**TASK TO CARRY OUT**
Return all of the data exactly, with nothing left out but the pictures.

## begin INFORMATION PROVIDED

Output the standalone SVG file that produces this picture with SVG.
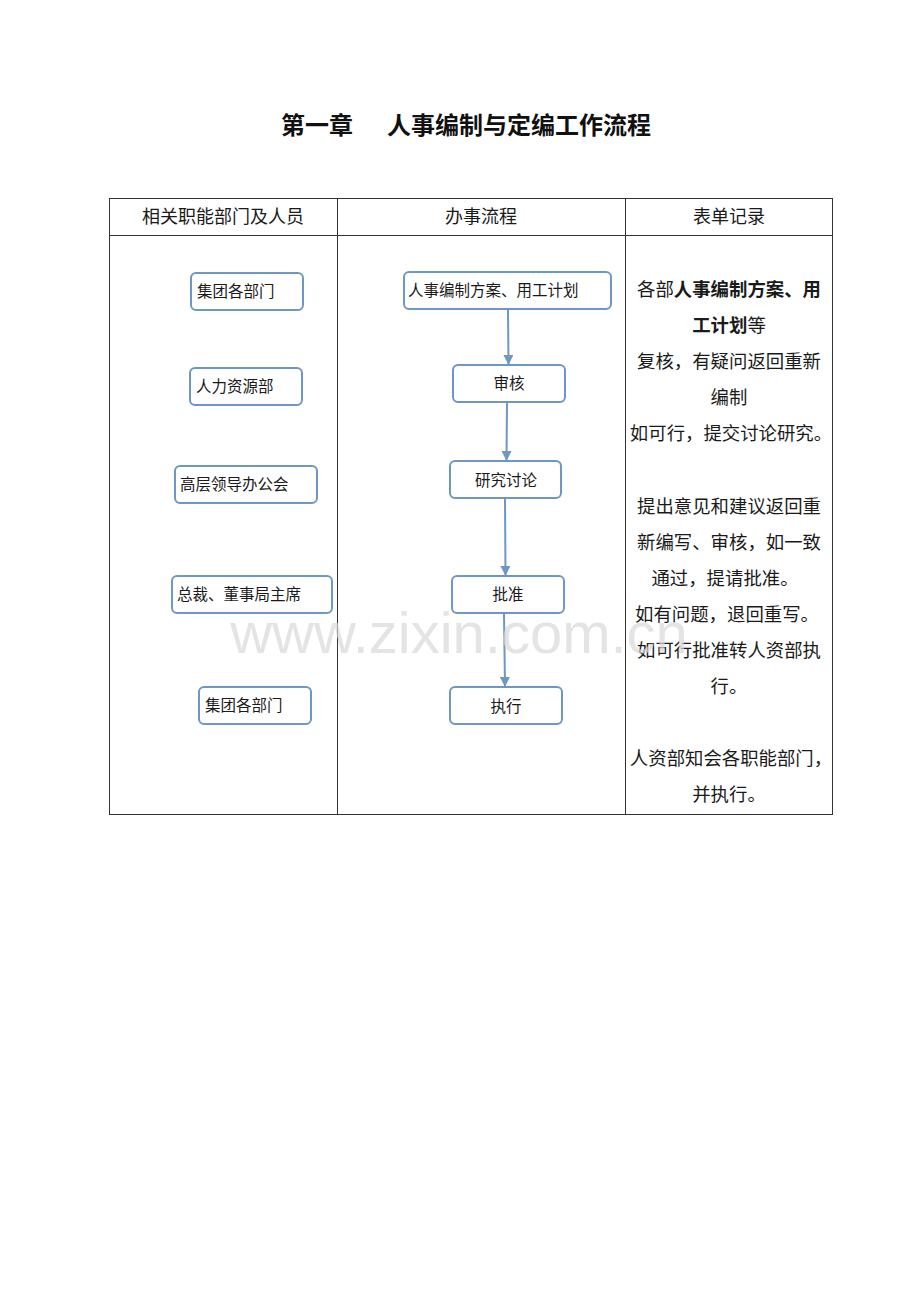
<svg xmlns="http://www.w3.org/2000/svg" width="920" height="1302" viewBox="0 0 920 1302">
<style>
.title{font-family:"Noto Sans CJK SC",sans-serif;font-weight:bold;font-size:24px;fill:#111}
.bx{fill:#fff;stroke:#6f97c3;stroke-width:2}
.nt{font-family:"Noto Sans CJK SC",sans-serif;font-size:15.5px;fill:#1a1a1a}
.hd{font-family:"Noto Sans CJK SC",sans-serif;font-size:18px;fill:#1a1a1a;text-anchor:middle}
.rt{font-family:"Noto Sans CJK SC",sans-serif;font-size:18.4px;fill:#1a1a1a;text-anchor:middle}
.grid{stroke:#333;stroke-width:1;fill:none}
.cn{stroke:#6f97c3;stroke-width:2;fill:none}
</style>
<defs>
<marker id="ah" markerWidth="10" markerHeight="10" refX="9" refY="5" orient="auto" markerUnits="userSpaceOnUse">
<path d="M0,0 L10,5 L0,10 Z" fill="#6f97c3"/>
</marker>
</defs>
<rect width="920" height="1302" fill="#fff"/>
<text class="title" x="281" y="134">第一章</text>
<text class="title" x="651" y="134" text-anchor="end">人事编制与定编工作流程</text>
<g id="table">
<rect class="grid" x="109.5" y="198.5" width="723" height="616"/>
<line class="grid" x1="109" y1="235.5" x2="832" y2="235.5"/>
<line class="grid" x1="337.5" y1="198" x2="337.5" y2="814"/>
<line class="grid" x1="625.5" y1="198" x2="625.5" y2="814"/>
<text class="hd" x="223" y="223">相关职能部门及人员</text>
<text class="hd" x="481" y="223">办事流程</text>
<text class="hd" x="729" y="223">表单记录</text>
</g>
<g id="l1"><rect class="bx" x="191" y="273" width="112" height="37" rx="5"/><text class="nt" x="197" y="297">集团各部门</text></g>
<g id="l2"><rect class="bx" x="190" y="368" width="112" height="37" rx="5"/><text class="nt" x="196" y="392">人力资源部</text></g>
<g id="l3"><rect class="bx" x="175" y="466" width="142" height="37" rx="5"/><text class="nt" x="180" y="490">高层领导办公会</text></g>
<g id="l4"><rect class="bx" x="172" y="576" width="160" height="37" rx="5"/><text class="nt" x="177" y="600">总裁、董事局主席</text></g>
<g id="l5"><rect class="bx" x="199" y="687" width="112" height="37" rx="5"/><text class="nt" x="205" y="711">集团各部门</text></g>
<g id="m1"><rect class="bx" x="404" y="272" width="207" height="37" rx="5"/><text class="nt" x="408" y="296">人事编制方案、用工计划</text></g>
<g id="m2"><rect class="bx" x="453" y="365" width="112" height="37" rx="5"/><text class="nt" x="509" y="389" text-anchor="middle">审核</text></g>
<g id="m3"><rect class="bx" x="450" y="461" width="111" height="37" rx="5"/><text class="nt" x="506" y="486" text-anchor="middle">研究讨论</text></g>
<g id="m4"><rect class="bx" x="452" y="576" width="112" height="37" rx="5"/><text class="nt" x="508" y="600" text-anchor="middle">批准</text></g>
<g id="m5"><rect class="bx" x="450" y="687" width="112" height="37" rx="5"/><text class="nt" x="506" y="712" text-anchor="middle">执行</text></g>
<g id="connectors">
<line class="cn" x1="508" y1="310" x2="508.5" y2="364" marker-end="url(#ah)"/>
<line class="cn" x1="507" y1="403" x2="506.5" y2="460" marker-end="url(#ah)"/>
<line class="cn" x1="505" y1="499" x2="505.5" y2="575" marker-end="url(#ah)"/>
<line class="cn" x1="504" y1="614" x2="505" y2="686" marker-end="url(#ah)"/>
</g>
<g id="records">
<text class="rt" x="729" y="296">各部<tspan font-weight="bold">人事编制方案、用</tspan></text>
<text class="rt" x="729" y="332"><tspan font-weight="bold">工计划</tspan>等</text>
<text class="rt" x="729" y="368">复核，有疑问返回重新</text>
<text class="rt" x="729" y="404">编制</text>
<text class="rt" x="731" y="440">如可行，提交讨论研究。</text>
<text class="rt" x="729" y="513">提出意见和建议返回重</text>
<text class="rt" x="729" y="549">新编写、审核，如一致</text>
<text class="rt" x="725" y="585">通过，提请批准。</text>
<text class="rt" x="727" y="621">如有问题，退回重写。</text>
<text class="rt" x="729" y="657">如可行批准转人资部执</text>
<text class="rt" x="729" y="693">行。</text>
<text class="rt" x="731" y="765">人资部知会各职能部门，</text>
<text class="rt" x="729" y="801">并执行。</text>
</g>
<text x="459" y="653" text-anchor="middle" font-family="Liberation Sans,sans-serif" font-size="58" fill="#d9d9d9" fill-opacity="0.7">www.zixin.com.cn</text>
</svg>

## end INFORMATION PROVIDED

**THE RESULT**
Output the standalone SVG file that produces this picture with SVG.
<svg xmlns="http://www.w3.org/2000/svg" width="920" height="1302" viewBox="0 0 920 1302">
<style>
.title{font-family:"Noto Sans CJK SC",sans-serif;font-weight:bold;font-size:24px;fill:#111}
.bx{fill:#fff;stroke:#6f97c3;stroke-width:2}
.nt{font-family:"Noto Sans CJK SC",sans-serif;font-size:15.5px;fill:#1a1a1a}
.hd{font-family:"Noto Sans CJK SC",sans-serif;font-size:18px;fill:#1a1a1a;text-anchor:middle}
.rt{font-family:"Noto Sans CJK SC",sans-serif;font-size:18.4px;fill:#1a1a1a;text-anchor:middle}
.grid{stroke:#333;stroke-width:1;fill:none}
.cn{stroke:#6f97c3;stroke-width:2;fill:none}
</style>
<defs>
<marker id="ah" markerWidth="10" markerHeight="10" refX="9" refY="5" orient="auto" markerUnits="userSpaceOnUse">
<path d="M0,0 L10,5 L0,10 Z" fill="#6f97c3"/>
</marker>
</defs>
<rect width="920" height="1302" fill="#fff"/>
<text class="title" x="281" y="134">第一章</text>
<text class="title" x="651" y="134" text-anchor="end">人事编制与定编工作流程</text>
<g id="table">
<rect class="grid" x="109.5" y="198.5" width="723" height="616"/>
<line class="grid" x1="109" y1="235.5" x2="832" y2="235.5"/>
<line class="grid" x1="337.5" y1="198" x2="337.5" y2="814"/>
<line class="grid" x1="625.5" y1="198" x2="625.5" y2="814"/>
<text class="hd" x="223" y="223">相关职能部门及人员</text>
<text class="hd" x="481" y="223">办事流程</text>
<text class="hd" x="729" y="223">表单记录</text>
</g>
<g id="l1"><rect class="bx" x="191" y="273" width="112" height="37" rx="5"/><text class="nt" x="197" y="297">集团各部门</text></g>
<g id="l2"><rect class="bx" x="190" y="368" width="112" height="37" rx="5"/><text class="nt" x="196" y="392">人力资源部</text></g>
<g id="l3"><rect class="bx" x="175" y="466" width="142" height="37" rx="5"/><text class="nt" x="180" y="490">高层领导办公会</text></g>
<g id="l4"><rect class="bx" x="172" y="576" width="160" height="37" rx="5"/><text class="nt" x="177" y="600">总裁、董事局主席</text></g>
<g id="l5"><rect class="bx" x="199" y="687" width="112" height="37" rx="5"/><text class="nt" x="205" y="711">集团各部门</text></g>
<g id="m1"><rect class="bx" x="404" y="272" width="207" height="37" rx="5"/><text class="nt" x="408" y="296">人事编制方案、用工计划</text></g>
<g id="m2"><rect class="bx" x="453" y="365" width="112" height="37" rx="5"/><text class="nt" x="509" y="389" text-anchor="middle">审核</text></g>
<g id="m3"><rect class="bx" x="450" y="461" width="111" height="37" rx="5"/><text class="nt" x="506" y="486" text-anchor="middle">研究讨论</text></g>
<g id="m4"><rect class="bx" x="452" y="576" width="112" height="37" rx="5"/><text class="nt" x="508" y="600" text-anchor="middle">批准</text></g>
<g id="m5"><rect class="bx" x="450" y="687" width="112" height="37" rx="5"/><text class="nt" x="506" y="712" text-anchor="middle">执行</text></g>
<g id="connectors">
<line class="cn" x1="508" y1="310" x2="508.5" y2="364" marker-end="url(#ah)"/>
<line class="cn" x1="507" y1="403" x2="506.5" y2="460" marker-end="url(#ah)"/>
<line class="cn" x1="505" y1="499" x2="505.5" y2="575" marker-end="url(#ah)"/>
<line class="cn" x1="504" y1="614" x2="505" y2="686" marker-end="url(#ah)"/>
</g>
<g id="records">
<text class="rt" x="729" y="296">各部<tspan font-weight="bold">人事编制方案、用</tspan></text>
<text class="rt" x="729" y="332"><tspan font-weight="bold">工计划</tspan>等</text>
<text class="rt" x="729" y="368">复核，有疑问返回重新</text>
<text class="rt" x="729" y="404">编制</text>
<text class="rt" x="731" y="440">如可行，提交讨论研究。</text>
<text class="rt" x="729" y="513">提出意见和建议返回重</text>
<text class="rt" x="729" y="549">新编写、审核，如一致</text>
<text class="rt" x="725" y="585">通过，提请批准。</text>
<text class="rt" x="727" y="621">如有问题，退回重写。</text>
<text class="rt" x="729" y="657">如可行批准转人资部执</text>
<text class="rt" x="729" y="693">行。</text>
<text class="rt" x="731" y="765">人资部知会各职能部门，</text>
<text class="rt" x="729" y="801">并执行。</text>
</g>
<text x="459" y="653" text-anchor="middle" font-family="Liberation Sans,sans-serif" font-size="58" fill="#d9d9d9" fill-opacity="0.7">www.zixin.com.cn</text>
</svg>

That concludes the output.